# whats your favorite food to watch your p's eat???



## vinnycaz (Jul 22, 2003)

i love to watch large feeders and fast rainbows


----------



## Death in #'s (Apr 29, 2003)

i love watching my spilo eat pleco's while they are sucking on the glass


----------



## thePACK (Jan 3, 2003)

a big piece of steak...its a full out tug of war


----------



## NIKE (Jan 27, 2003)

i love watching my fry eat bloodworms & nightcrawlers :nod: and the large p's i like to watch them eat frozen smelt and the odd feeder


----------



## Winkyee (Feb 17, 2003)

I enjoy watching my p's eat feeders, shrimp, beefheart.
There isn't a whole lot of enjoyment as it's over so fast.


----------



## kouma (Sep 1, 2003)

long slices of squid, and smelt.


----------



## mpdt (Jul 16, 2003)

Gut loaded feeder goldfish.
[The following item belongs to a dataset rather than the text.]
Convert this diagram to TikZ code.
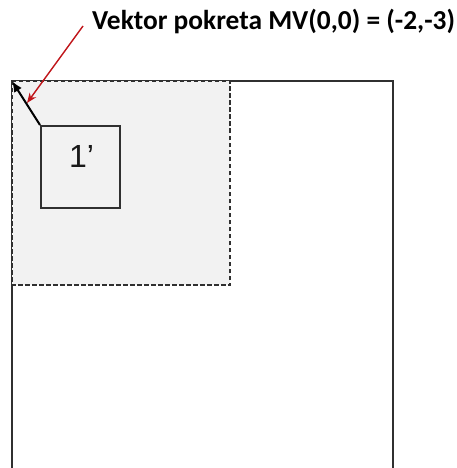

I love to watch her chase them down.


----------



## LaZy (Jun 17, 2003)

i love watching them eat Feeders and a chunk of meat


----------



## Makoa84 (Aug 27, 2003)

i would say feeders cuz they have to chase them all around hehe


----------



## tecknik (Jul 18, 2003)

I enjoy mine eating a big chunk of beefheart!


----------



## Atlanta Braves Baby! (Mar 12, 2003)

I love to watch mine eat feeders. I only feed them as treats though.


----------



## mmmike247 (Jul 22, 2003)

Small feeders.. GOOD exercise!!! :smile:


----------



## RhomZilla (Feb 12, 2003)

mmmike247 said:


> Small feeders.. GOOD exercise!!! :smile:


 Im with him.. best FURY of them all!!


----------